I turned on my heels and began to walk.
“Okay,” Jason said simply, falling in step beside me. “We can walk. And talk. Or not. Tell me to be quiet if you want.”
I looked at him and nodded slowly.
He nodded back to me.
And we walked deep into campus, going away from the bar and the Bel House. Jason didn’t speak at all, not even once, but he stayed nearly shoulder to shoulder with me as I meandered through the pathways and across lawns.
My mind was spinning with the sequence of events I could see playing out. Until now, Harrison could be all mine because there was nobody else who could distract him. But a few measly weeks with me were nothing compared to two years with Emma. And she needed him.
She would be glad to see him.
She would welcome him, need him, take him away from me. And I couldn’t stay a goddamn thing about it because I’d always just been an accomplice in this twisted game of winning Emma back.
So I would not tell him. I would propose to him first. I would make him move to the cottage in the forest with me, and we would cut the internet, and we would live like hermits until the end of days, and there would never be any risk again, and he would be all mine because I would be the only choice.
And was it really up to me to decide Harrison’s future for him? Could I make this choice for him and live with the consequences?
The right thing to do, the only thing to do, was to tell him. He needed to know, and he needed to hear it from me because I’d found out first.

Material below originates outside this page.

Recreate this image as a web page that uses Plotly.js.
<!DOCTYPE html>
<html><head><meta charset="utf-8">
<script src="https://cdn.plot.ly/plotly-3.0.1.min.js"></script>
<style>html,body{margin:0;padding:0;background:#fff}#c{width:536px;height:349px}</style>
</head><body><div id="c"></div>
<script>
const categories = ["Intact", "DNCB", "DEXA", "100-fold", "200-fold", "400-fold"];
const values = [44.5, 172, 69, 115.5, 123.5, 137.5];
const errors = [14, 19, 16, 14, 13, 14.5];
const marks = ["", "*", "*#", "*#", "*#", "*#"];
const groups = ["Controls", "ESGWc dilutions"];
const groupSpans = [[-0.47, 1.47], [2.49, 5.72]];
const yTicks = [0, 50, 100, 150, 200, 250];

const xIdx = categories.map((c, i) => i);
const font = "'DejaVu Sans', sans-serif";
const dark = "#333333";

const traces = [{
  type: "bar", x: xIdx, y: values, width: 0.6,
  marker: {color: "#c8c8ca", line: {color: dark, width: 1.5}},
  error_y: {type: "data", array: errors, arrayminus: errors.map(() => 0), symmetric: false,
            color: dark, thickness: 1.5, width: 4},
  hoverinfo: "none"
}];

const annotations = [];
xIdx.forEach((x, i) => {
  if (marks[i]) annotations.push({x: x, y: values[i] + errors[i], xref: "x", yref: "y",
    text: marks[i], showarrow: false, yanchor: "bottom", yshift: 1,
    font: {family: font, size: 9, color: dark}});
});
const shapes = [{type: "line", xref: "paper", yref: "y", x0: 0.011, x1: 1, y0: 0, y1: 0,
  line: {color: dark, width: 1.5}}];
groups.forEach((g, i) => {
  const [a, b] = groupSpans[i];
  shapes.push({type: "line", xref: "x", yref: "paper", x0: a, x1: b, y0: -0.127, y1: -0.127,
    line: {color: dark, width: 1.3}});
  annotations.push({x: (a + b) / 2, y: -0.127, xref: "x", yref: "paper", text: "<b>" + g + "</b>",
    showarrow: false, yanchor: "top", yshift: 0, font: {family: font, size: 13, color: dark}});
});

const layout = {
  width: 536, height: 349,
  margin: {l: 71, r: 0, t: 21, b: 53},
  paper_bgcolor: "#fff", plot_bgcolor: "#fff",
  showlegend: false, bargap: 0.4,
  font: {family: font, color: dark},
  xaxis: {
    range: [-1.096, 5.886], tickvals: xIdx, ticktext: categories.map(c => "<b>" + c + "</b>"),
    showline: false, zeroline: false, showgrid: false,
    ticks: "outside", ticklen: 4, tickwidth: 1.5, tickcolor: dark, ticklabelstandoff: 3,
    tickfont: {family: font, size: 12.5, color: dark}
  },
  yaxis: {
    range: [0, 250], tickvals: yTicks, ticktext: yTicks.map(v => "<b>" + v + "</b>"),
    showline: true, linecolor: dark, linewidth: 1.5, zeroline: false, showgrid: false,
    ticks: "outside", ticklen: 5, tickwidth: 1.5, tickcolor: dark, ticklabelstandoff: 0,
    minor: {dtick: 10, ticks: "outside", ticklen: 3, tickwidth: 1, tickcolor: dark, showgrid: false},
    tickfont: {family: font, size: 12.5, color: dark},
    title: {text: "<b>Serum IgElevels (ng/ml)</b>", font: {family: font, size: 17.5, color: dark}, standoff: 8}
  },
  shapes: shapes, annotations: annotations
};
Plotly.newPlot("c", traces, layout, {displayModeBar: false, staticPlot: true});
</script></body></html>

When Jason and I reached the Bel House after a good hour of walking in silence, Jason blocked the path up the stairs to the door in front of me, and he sat down on top of the stairs, on the deck, and patted the spot next to him. “We’ll talk, now,” he said simply, not leaving any room for debate.
I hesitated, wishing I could step over him, walk into the house, climb up the stairs, and shut myself in my room forever. But I couldn’t. So I sat down next to him and looked at the lawn, grass lit by the porch light above us.

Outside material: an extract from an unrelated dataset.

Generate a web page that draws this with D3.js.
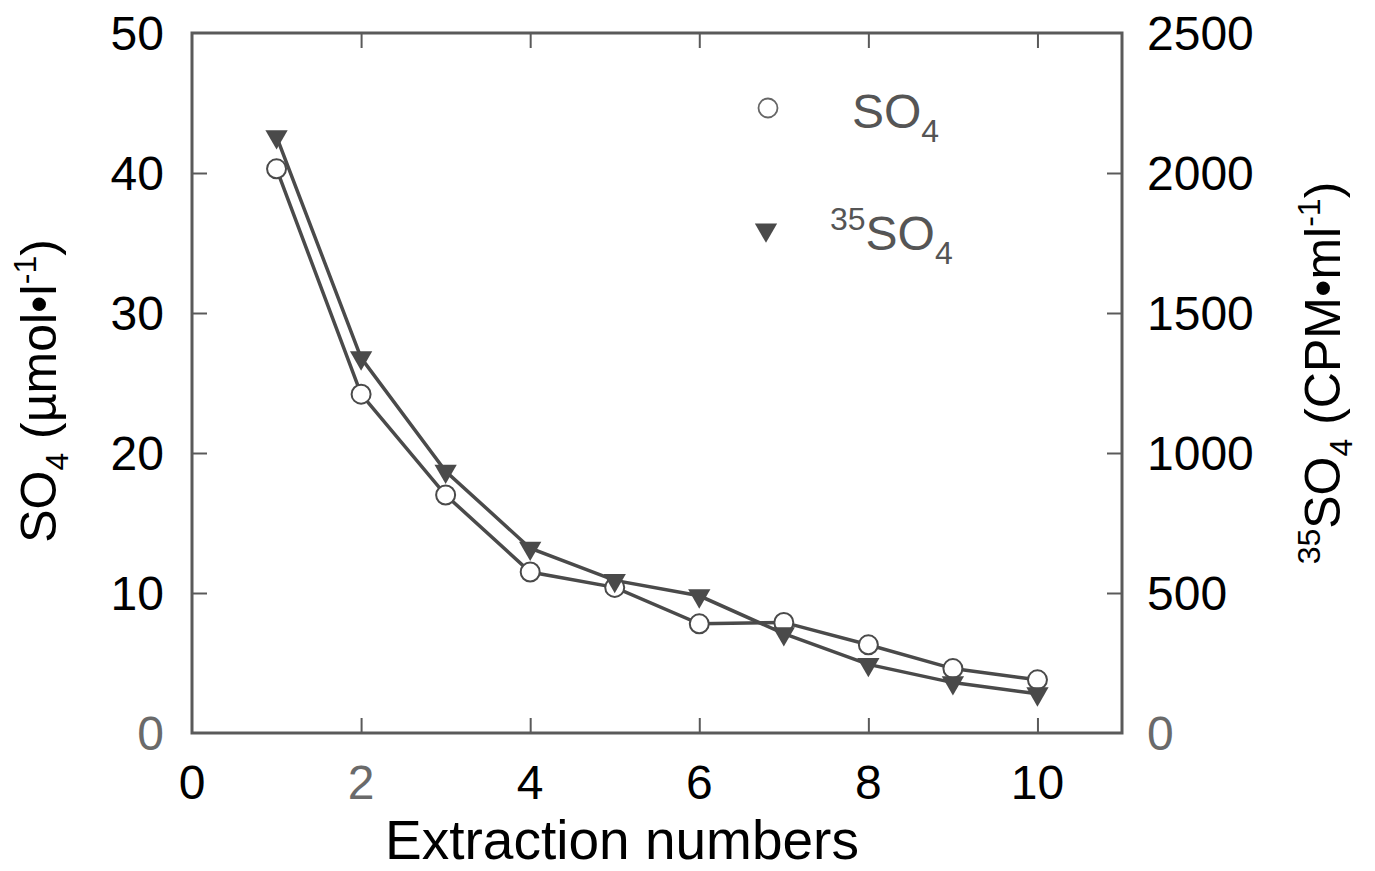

“What got you so upset?” Jason asked. “I mean, specifically. What do you think is going to happen?”
I snorted and shook my head. “Jason, I know what’s going to happen. I always knew.”

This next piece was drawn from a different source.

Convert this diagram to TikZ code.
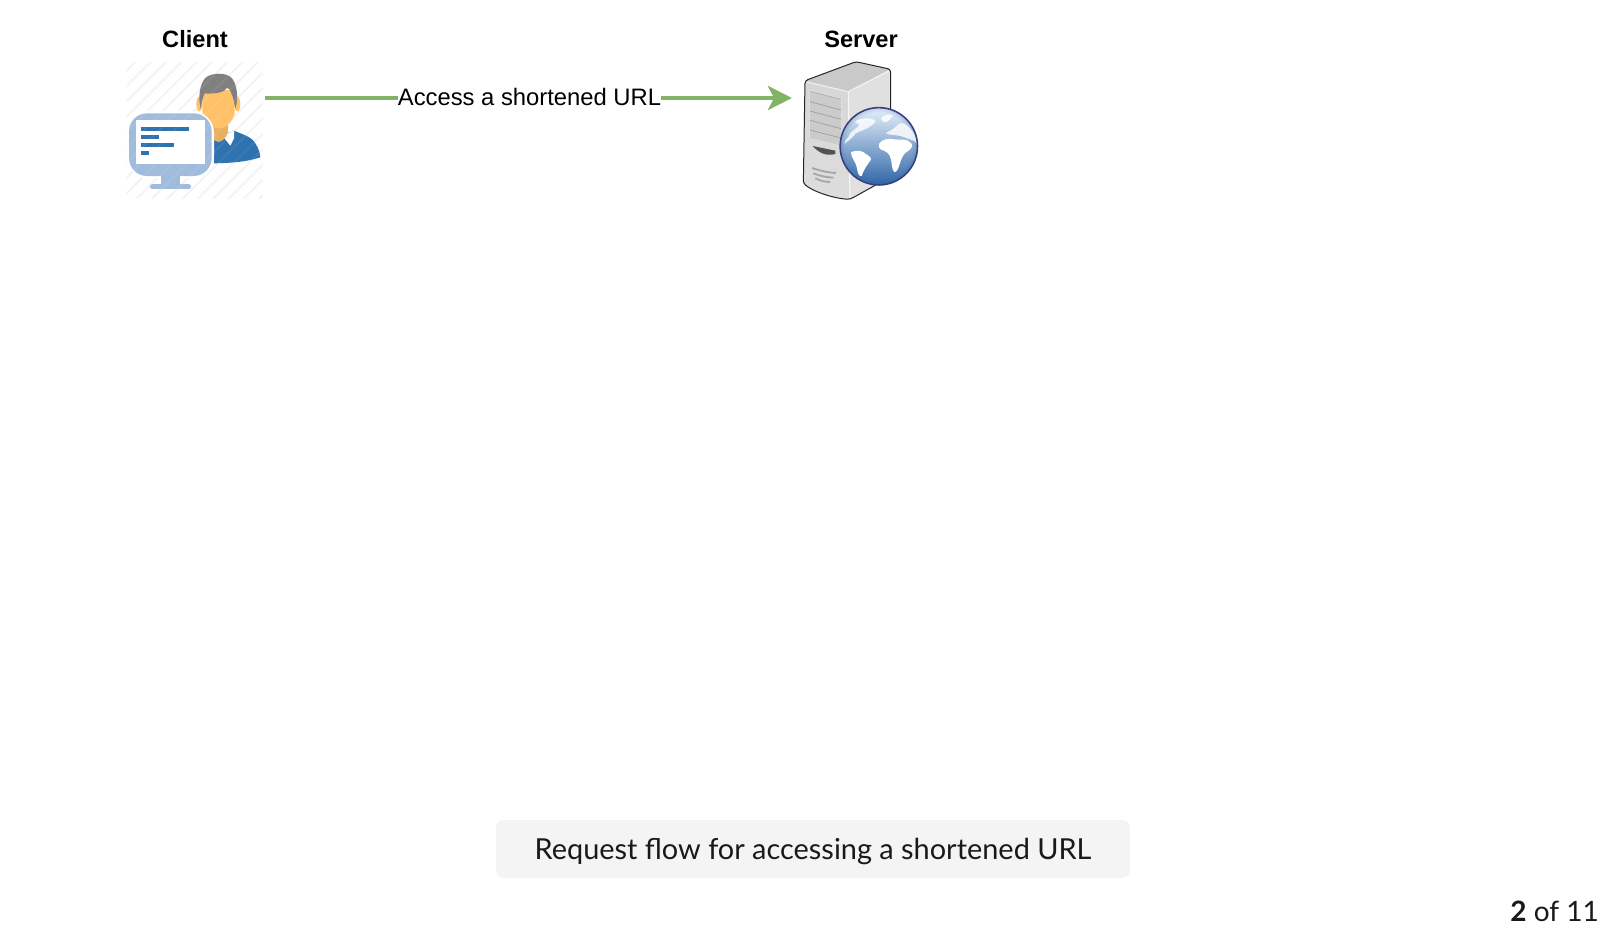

“Tell me,” Jason said patiently.
I pressed my lips together and held my breath.
After a while, broken by Jason’s relentless silence, I sighed.
“You know what happened. It was a stupid dare, then an even stupider plan to make Emma jealous. And I don’t know how or why, but at some point, pretending to be together was too much fun to stop, and it became something more.
But that’s just it. It’s just a farce that’s gone too far.
And now we need to go back to the original plan. ”
“Why do you think you need to? Things change, Taylor. People change their minds all the time,” Jason said.
I shrugged. “Just because I know.” He still has her photo in the corner of the corkboard, I thought.
And it was a perfect opportunity. He would be the knight in shining armor, and she would be grateful that he existed, and they would discover that this whole interruption in their happy relationship was just that, an interruption. An intermission.
I turned to Jason, who didn’t look pleased with my answer and was about to protest. “I’m fine,” I said. “It just sucks, because it’s fun, and I didn’t want it to end so soon. But we knew it would.” And then, when Jason’s expression softened a little, I added, “I want to go to bed now.”
He put a hand on my shoulder, squeezed it hard enough that my throat tightened and my eyes stung, and he shook it. “Get some rest, buddy. We’ll talk tomorrow.”
“Sure,” I whispered, all I could do without cracking.
I got up, entered the house, and was greeted by Peanut, who pushed his nose hard against my leg, then noticed Jason on the porch and forgot all about me.
That was my fate, I supposed. I was great, but there was always someone better standing behind me.
So I went upstairs, shut myself in my room, and stared at the ceiling as certainty slowly built up in me.
This was it. This was the end of the road, and I really wasn’t supposed to be so surprised.
I’d always known that the road was short and unfinished, that it went to a cliff, and that the bridge had never even been planned.
It was entirely my fault for imagining that, once I reached the cliff’s edge, I’d have wings big enough to fly.